ALISON’S BIRTHDAY – Thanks to the Demoncrat and their recent review for reminding me that this one is doing the rounds. It’s an early eighties Australian offering that opens with a Ouija board séance, then delves into occult birth rights and covens. Alison is asked to ‘come back home’ for her birthday by her sinister aunt... guess what? On the one hand AB is pulled down by stock characters and a conventional storyline, but it rises above all that with passages of quiet eeriness and a skewed, dreamy late-seventies atmosphere; the scene where Alison discovers a mini-Stonehenge reminded me of the sequence in ‘Picnic at Hanging Rock’ when the camera pans across the stones and crags, making them loom with a creepy watchfulness as the electronic soundtrack throbs away. Other nice moments include the appearance of a shimmering entity at a torch-lit ceremony, and a graveyard chase made wonky by bursts of electro-punk. Torpid in places and stiff in others, but definitely worth catching for the weird vibes, right up until that total downer of an ending.

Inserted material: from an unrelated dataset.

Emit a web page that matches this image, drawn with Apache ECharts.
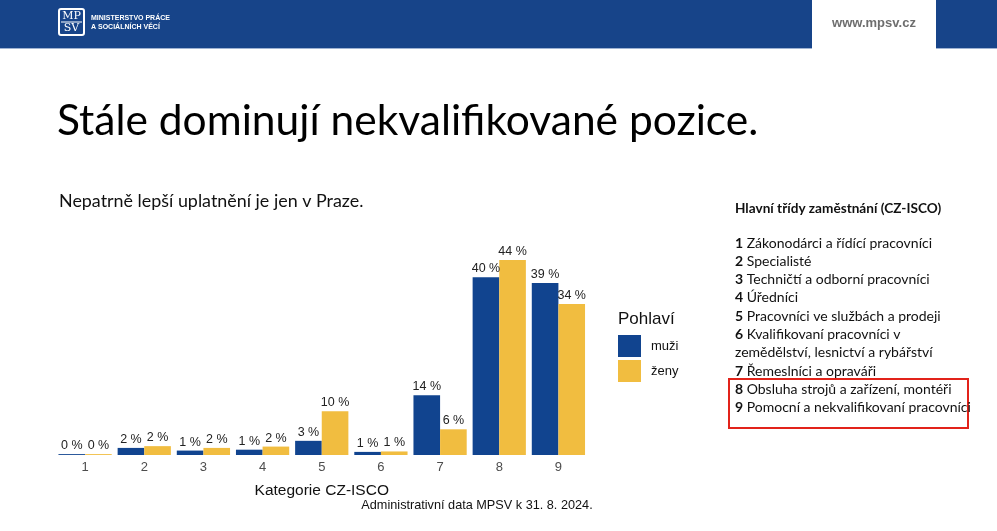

NOBODY SLEEPS IN THE WOODS TONIGHT – Some internet and social media-addicted young people have been sent to a behavioural modification camp in the middle of a massive Polish forest. Too much fresh air and a lack of Facebook are the least of their worries when a duo of pustulant ogres decide to ravage everything in sight. It took me a while to warm to it, but after a slow start NSITWT lays on a good dose of splattery mayhem; if that doesn’t float your boat, there’s something interesting going on in the way it melds straight-ahead slasher tropes with nods to less obvious sources such as fairy tales and weird fiction (‘The Colour Out Of Space’, at a pinch.) It looks good in that slightly hyperreal, modern way and the off-beam soundtrack simultaneously intrigues and irritates. In the end it didn’t take me anywhere new, but it was enjoyable enough.